Photo: Sylvia Kouveli

Onassis Stegi goes to Pride
Onassis Stegi supports the LGBTQIΑ+ community though action and initiatives undertaken both in Athens and around the world. In 2015, we came out in support of Athens Pride for the first time. Since then we’ve been #parousa (present in the feminine) each year, happy to see the numbers of people taking part grow and grow – last year, there were over 80,000 of us there. Together, many voices are louder to be heard.

Photo: Vasilis Bibas

Ask Afroditi

For Athens Pride 2018, the Onassis Foundation’s Director of Culture Afroditi Panagiotakou had a wide-ranging conversation with two teenagers about basic human rights. And the young duo were not afraid to ask “challenging” questions on issues of sexual orientation and gender identity in a frank discussion about the importance of being yourself.

Justice for Zak / Zackie Oh

“And now, we must be brave”

– TEAQUE OWEN

On Friday, September 21, 2018, a young LBGTQI+ activist – Zak Kostopoulos (Zackie Oh) – was beaten to death in broad daylight on a busy pedestrianized street in central Athens. Police investigations were unable to uncover the truth about what happened, and the case remains unsolved. A few days after Zak’s murder, Onassis Stegi took a stand and released an official statement calling for justice, freedom and democracy.

In April 2019, as part of the “For Ever More Images” exhibition hosted in Onassis Stegi’s basement hall, the Forensic Architecture research agency presented new evidence connected to Zak’s murder. An open call for new information and video documentation to help Forensic Architecture’s ongoing investigation was also communicated via the Onassis Foundation’s social media channels.
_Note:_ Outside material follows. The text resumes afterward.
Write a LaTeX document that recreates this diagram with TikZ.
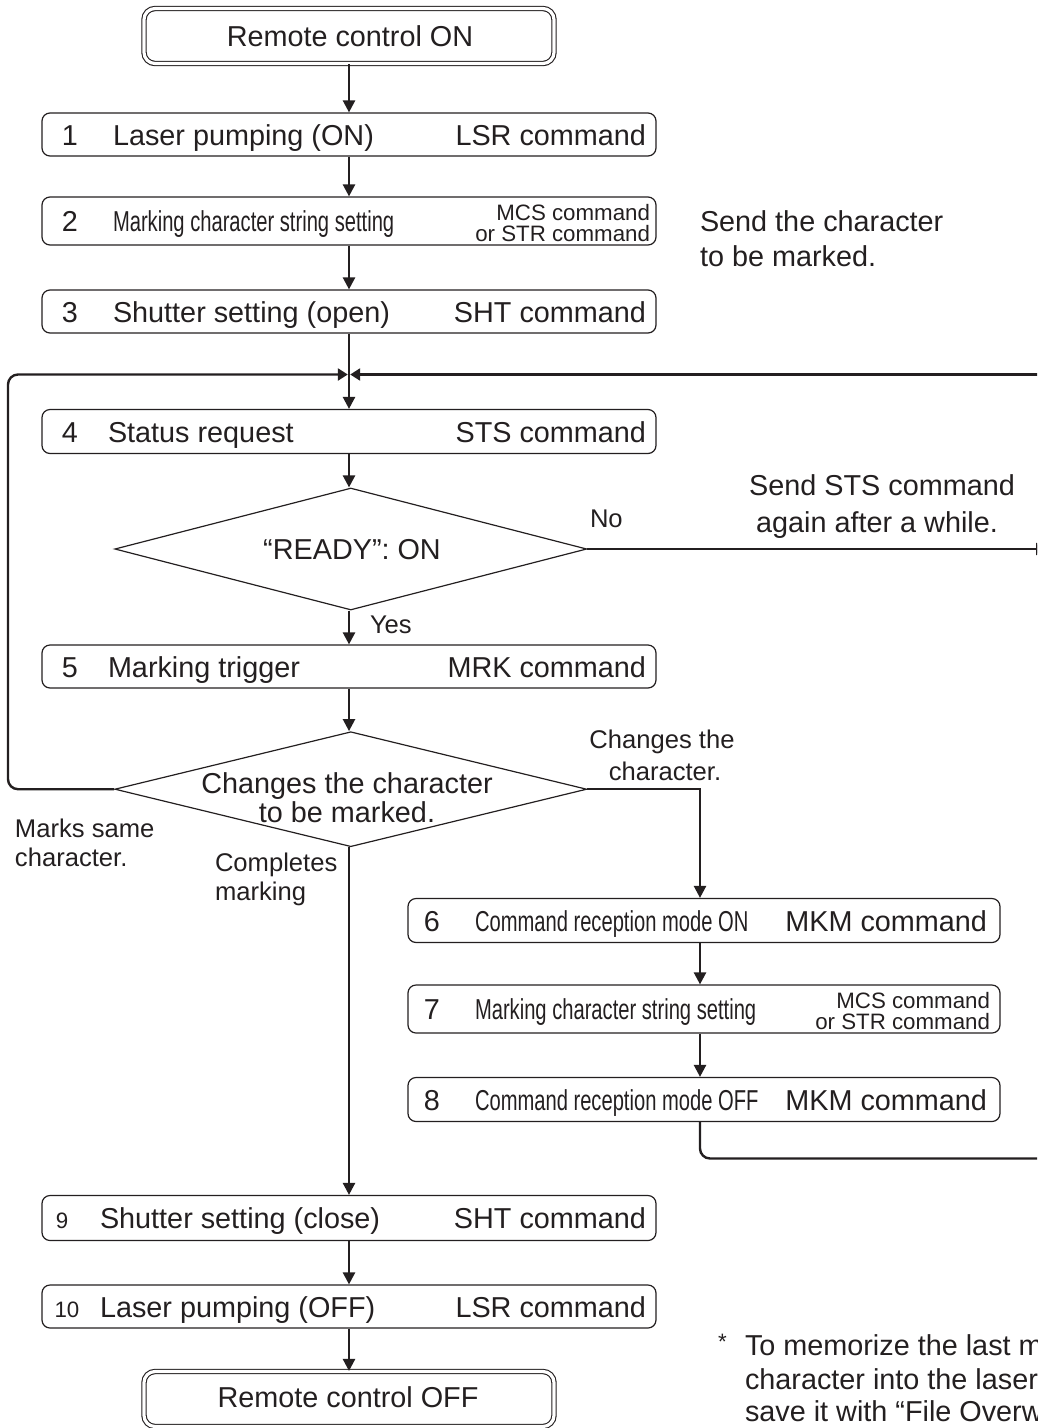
\documentclass[tikz,border=0pt]{standalone}
\usepackage{fontspec}
\usepackage{graphicx}
\setmainfont{Liberation Sans}
\usetikzlibrary{arrows.meta,shapes.geometric,calc}
\definecolor{ink}{HTML}{231F20}
% condensed face used for the long step titles
\newcommand\narrow[1]{\scalebox{0.70}[1]{#1}}

\begin{document}
\begin{tikzpicture}[x=1pt,y=-1pt,
  every node/.style={text=ink},
  lbl/.style={font=\fontsize{28.8}{34}\selectfont, inner sep=0pt, outer sep=0pt},
  side/.style={lbl, font=\fontsize{25.6}{30}\selectfont},
  small/.style={lbl, font=\fontsize{22.3}{17}\selectfont},
  stepbox/.style={draw=ink, line width=1.2pt, rounded corners=8pt, inner sep=0pt,
                  minimum width=614pt, minimum height=43pt},
  subbox/.style={stepbox, minimum width=592pt},
  termbox/.style={draw=ink, line width=1.1pt, double=white, double distance=3.2pt,
                  rounded corners=11pt, inner sep=0pt, minimum width=410pt, minimum height=55pt},
  decision/.style={diamond, draw=ink, line width=1.2pt, inner sep=0pt,
                   minimum width=472pt, minimum height=122pt},
  flow/.style={draw=ink, line width=2.4pt, -{Triangle[length=12pt,width=12pt]}},
  mergeflow/.style={draw=ink, line width=2.4pt, -{Triangle[length=10pt,width=12pt]}},
  wire/.style={draw=ink, line width=2.4pt},
]
\useasboundingbox (0,0) rectangle (1037,1428);
\clip (0,0) rectangle (1037,1428);

% ---------------- terminals ----------------
\node[termbox] (start) at (349,36) {};
\node[lbl, anchor=base] (startT) at (350,46.7) {Remote control ON};
\node[termbox] (stop) at (349,1399) {};
\node[lbl, anchor=base] (stopT) at (348,1407) {Remote control OFF};

% ---------------- main column ----------------
\node[stepbox] (b1) at (349,134.5) {};
\node[lbl, anchor=base] (b1n) at (70,145) {1};
\node[lbl, anchor=base west] (b1t) at (113,145) {Laser pumping (ON)};
\node[lbl, anchor=base east] (b1c) at (646,145) {LSR command};

\node[stepbox, minimum height=48pt] (b2) at (349,221) {};
\node[lbl, anchor=base] (b2n) at (70,231) {2};
\node[lbl, anchor=base west] (b2t) at (113,231) {\narrow{Marking character string setting}};
\node[small, anchor=base east] (b2c1) at (650,220) {MCS command};
\node[small, anchor=base east] (b2c2) at (650,241.5) {or STR command};

\node[stepbox] (b3) at (349,311.5) {};
\node[lbl, anchor=base] (b3n) at (70,322) {3};
\node[lbl, anchor=base west] (b3t) at (113,322) {Shutter setting (open)};
\node[lbl, anchor=base east] (b3c) at (646,322) {SHT command};

\coordinate (merge) at (349,374.5);

\node[stepbox, minimum height=44pt] (b4) at (349,431.5) {};
\node[lbl, anchor=base] (b4n) at (70,442) {4};
\node[lbl, anchor=base west] (b4t) at (108,442) {Status request};
\node[lbl, anchor=base east] (b4c) at (646,442) {STS command};

\node[decision] (d1) at (350.8,549) {};
\node[lbl, anchor=base] (d1t) at (352,559) {“READY”: ON};

\node[stepbox] (b5) at (349,666.5) {};
\node[lbl, anchor=base] (b5n) at (70,677) {5};
\node[lbl, anchor=base west] (b5t) at (108,677) {Marking trigger};
\node[lbl, anchor=base east] (b5c) at (646,677) {MRK command};

\node[decision, minimum height=115pt] (d2) at (350.8,789.2) {};
\node[lbl, anchor=base] (d2t1) at (347,793) {Changes the character};
\node[lbl, anchor=base] (d2t2) at (347,822) {to be marked.};

\node[stepbox, minimum height=45pt] (b9) at (349,1218) {};
\node[small, anchor=base] (b9n) at (62,1228) {9};
\node[lbl, anchor=base west] (b9t) at (100,1228) {Shutter setting (close)};
\node[lbl, anchor=base east] (b9c) at (646,1228) {SHT command};

\node[stepbox] (b10) at (349,1306.5) {};
\node[small, anchor=base] (b10n) at (67,1317) {10};
\node[lbl, anchor=base west] (b10t) at (100,1317) {Laser pumping (OFF)};
\node[lbl, anchor=base east] (b10c) at (646,1317) {LSR command};

% ---------------- character change branch ----------------
\coordinate (col2) at (700,0);

\node[subbox, minimum height=44pt] (b6) at (704,920.5) {};
\node[lbl, anchor=base] (b6n) at (432,931) {6};
\node[lbl, anchor=base west] (b6t) at (475,931) {\narrow{Command reception mode ON}};
\node[lbl, anchor=base east] (b6c) at (987,931) {MKM command};

\node[subbox, minimum height=48pt] (b7) at (704,1009) {};
\node[lbl, anchor=base] (b7n) at (432,1019) {7};
\node[lbl, anchor=base west] (b7t) at (475,1019) {\narrow{Marking character string setting}};
\node[small, anchor=base east] (b7c1) at (990,1008) {MCS command};
\node[small, anchor=base east] (b7c2) at (990,1029.5) {or STR command};

\node[subbox, minimum height=44pt] (b8) at (704,1099.5) {};
\node[lbl, anchor=base] (b8n) at (432,1110) {8};
\node[lbl, anchor=base west] (b8t) at (475,1110) {\narrow{Command reception mode OFF}};
\node[lbl, anchor=base east] (b8c) at (987,1110) {MKM command};

% ---------------- notes ----------------
\node[lbl, anchor=base west] (n1a) at (700,231) {Send the character};
\node[lbl, anchor=base west] (n1b) at (700,266) {to be marked.};
\node[lbl, anchor=base] (n2a) at (882,495) {Send STS command};
\node[lbl, anchor=base] (n2b) at (877,532) {again after a while.};
\node[side, anchor=base west] (no) at (590,527) {No};
\node[side, anchor=base west] (yes) at (370,633) {Yes};
\node[side, anchor=base] (chA) at (662,748.3) {Changes the};
\node[side, anchor=base] (chB) at (665,780) {character.};
\node[side, anchor=base west] (msA) at (15,837) {Marks same};
\node[side, anchor=base west] (msB) at (15,866.5) {character.};
\node[side, anchor=base west] (cmA) at (215,871.5) {Completes};
\node[side, anchor=base west] (cmB) at (215,900) {marking};

\node[small, anchor=base] (ast) at (722.5,1349) {*};
\node[lbl, anchor=base west] (fn1) at (745,1355) {To memorize the last marking};
\node[lbl, anchor=base west] (fn2) at (745,1389) {character into the laser marker,};
\node[lbl, anchor=base west] (fn3) at (745,1421) {save it with “File Overwrite”};

% ---------------- connectors ----------------
\draw[flow] (start) -- (b1);
\draw[flow] (b1) -- (b2);
\draw[flow] (b2) -- (b3);
\draw[flow] (b3) -- (b4);
\draw[flow] (b4.south) -- (b4.south |- d1.north);
\draw[flow] (d1.south -| b5.north) -- (b5.north);
\draw[flow] (b5.south) -- (b5.south |- d2.north);
\draw[flow] (d2.south -| b9.north) -- (b9.north);
\draw[flow] (b9) -- (b10);
\draw[flow] (b10) -- (stop);

% loop back for the same character
\draw[mergeflow, rounded corners=10pt] (d2.west) -- (8,789.2) -- (8,374.5) -- ($(merge)+(-1.2,0)$);
% return from the right side
\coordinate (retR) at (1045,374.5);
\draw[mergeflow] (retR) -- ($(merge)+(1.2,0)$);
% not ready: wait and retry
\coordinate (noEnd) at (1048,549);
\draw[flow] (d1.east) -- (noEnd);

% change of character
\draw[flow] (d2.east) -| (b6.north -| col2);
\draw[flow] (b6.south -| col2) -- (b7.north -| col2);
\draw[flow] (b7.south -| col2) -- (b8.north -| col2);
\coordinate (backR) at (1045,1158.5);
\draw[wire, rounded corners=10pt] (b8.south -| col2) |- (backR);
\end{tikzpicture}
\end{document}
Zak/Zackie on Onassis Stegi front, in view of the trial for his murder (November 2020)

Faster than Light

All we need is love. And some glitter.

Summer 2018 saw the work-in-progress presentation of “Faster Than Light” by Kentaro Kumanomido and Teaque Owen– a transmedia activism project created in collaboration with members of Athens’ LGBTQI+ community, Zak Kostopoulos among them. Its creators continued to develop the work, leading them to make a feature film bridging multi-branching pathways of justice and sorrow linked to the brutal loss of Zak, and to a live performance with artists drawn from the local drag scene that spotlights the power of Athens’ queer community. “Faster Than Light”, in its finalized form premiered on the Onassis Stegi Upper Stage on May 31, 2019.

Film still "Faster than Light" (2019)

Outview Film Festival
A chance to see queer films, to hear real-world stories, to live life a little through the experiences of others. Cinema is personal. It’s also political. We support Athens’ international LGBTQI+ film festival – the Outview Film Festival – each year. With its screenings of fiction and documentary films, international guests, masterclasses, and exhibitions, the festival sparks debate on such issues as diversity, transphobia, domestic violence, and misogyny with its every annual edition.